The Air-Cooled Specification Is the Real Threat to the Liquid-Cooling Narrative

The cooling industry has been writing one story for two years. Liquid is the only way to land AI workloads. Intel is now telling the buyer there is a second path. An air-cooled inference rack running 480 GB of LPDDR5X per accelerator does not need a CDU, does not need facility water, and does not require the brownfield retrofit project that has been the friction point for adoption.

That does not invalidate the liquid story. It bifurcates the market. Training at the frontier stays on Nvidia and AMD with liquid cooling. Inference at scale gets a credible air-cooled alternative from Intel, deployed inside the colocation and enterprise footprint that already exists. Cooling vendors who built their 2027 pipeline assuming every AI rack needs a manifold should stress-test that against a scenario where a meaningful share of inference inventory clears Intel's lower bar.

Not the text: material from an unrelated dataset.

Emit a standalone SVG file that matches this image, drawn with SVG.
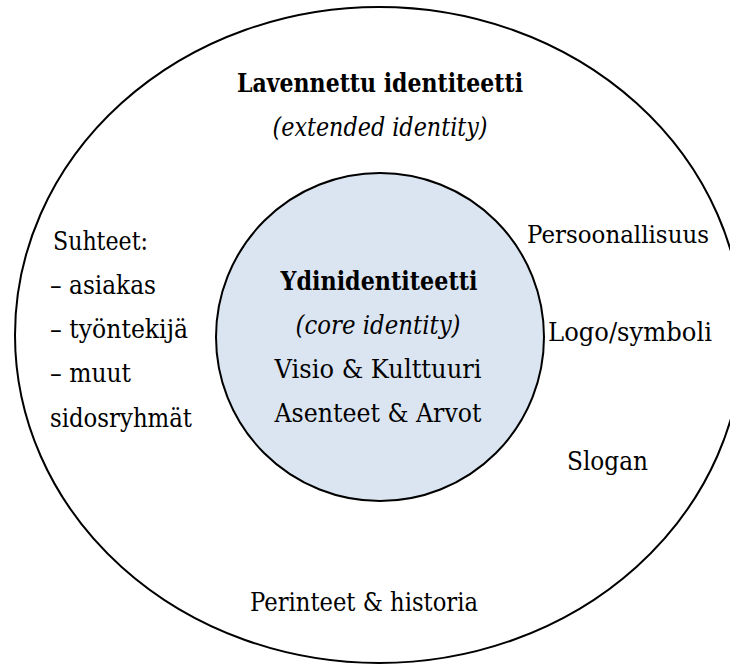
<svg xmlns="http://www.w3.org/2000/svg" width="730" height="665" viewBox="0 0 730 665">
<style>
  text { font-family: 'DejaVu Serif', 'Liberation Serif', serif; font-size: 26px; fill: #000; }
  .b { font-weight: bold; }
  .i { font-style: italic; }
  .c { text-anchor: middle; }
  .e { text-anchor: end; }
  .ring { fill: #ffffff; stroke: #000; stroke-width: 2; }
  .core { fill: #dbe5f1; stroke: #000; stroke-width: 2; }
</style>
<rect width="730" height="665" fill="#ffffff"/>
<g id="extended-identity">
  <ellipse class="ring" cx="379" cy="335" rx="364" ry="328"/>
  <text class="b c" x="380" y="92" textLength="286" lengthAdjust="spacingAndGlyphs">Lavennettu identiteetti</text>
  <text class="i c" x="380" y="136" textLength="215" lengthAdjust="spacingAndGlyphs">(extended identity)</text>
</g>
<g id="relations">
  <text x="53" y="250" textLength="95" lengthAdjust="spacingAndGlyphs">Suhteet:</text>
  <text x="50" y="294" textLength="106" lengthAdjust="spacingAndGlyphs">– asiakas</text>
  <text x="50" y="338" textLength="138" lengthAdjust="spacingAndGlyphs">– työntekijä</text>
  <text x="50" y="382" textLength="81" lengthAdjust="spacingAndGlyphs">– muut</text>
  <text x="50" y="427" textLength="142" lengthAdjust="spacingAndGlyphs">sidosryhmät</text>
</g>
<g id="personality"><text class="e" x="709" y="243" style="font-size:24px" textLength="182" lengthAdjust="spacingAndGlyphs">Persoonallisuus</text></g>
<g id="logo"><text class="e" x="712" y="341" textLength="164" lengthAdjust="spacingAndGlyphs">Logo/symboli</text></g>
<g id="slogan"><text x="567" y="470" textLength="81" lengthAdjust="spacingAndGlyphs">Slogan</text></g>
<g id="heritage"><text class="c" x="364" y="611" textLength="228" lengthAdjust="spacingAndGlyphs">Perinteet &amp; historia</text></g>
<g id="core-identity">
  <circle class="core" cx="380" cy="337" r="164"/>
  <text class="b c" x="379" y="290" textLength="197" lengthAdjust="spacingAndGlyphs">Ydinidentiteetti</text>
  <text class="i c" x="378" y="334" textLength="165" lengthAdjust="spacingAndGlyphs">(core identity)</text>
  <text class="c" x="378" y="378" textLength="207" lengthAdjust="spacingAndGlyphs">Visio &amp; Kulttuuri</text>
  <text class="c" x="378" y="422" textLength="207" lengthAdjust="spacingAndGlyphs">Asenteet &amp; Arvot</text>
</g>
<g id="connectors"></g>
</svg>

What to Watch Between Now and Year End

Three markers will tell whether Crescent Island lands as a real counter-product or a press release. The first is named hyperscale or large colo design wins, not just sampling. The second is the actual rack-level power figure: if a fully loaded Crescent Island chassis still pushes past the practical air ceiling around 30 to 40 kW per rack, the air-cooled claim narrows to a marketing point. The third is software. Inference fleet operators care more about framework support than peak FLOPS. The integration friction story applies to compute platforms too, and Intel's track record on AI software is what got it here.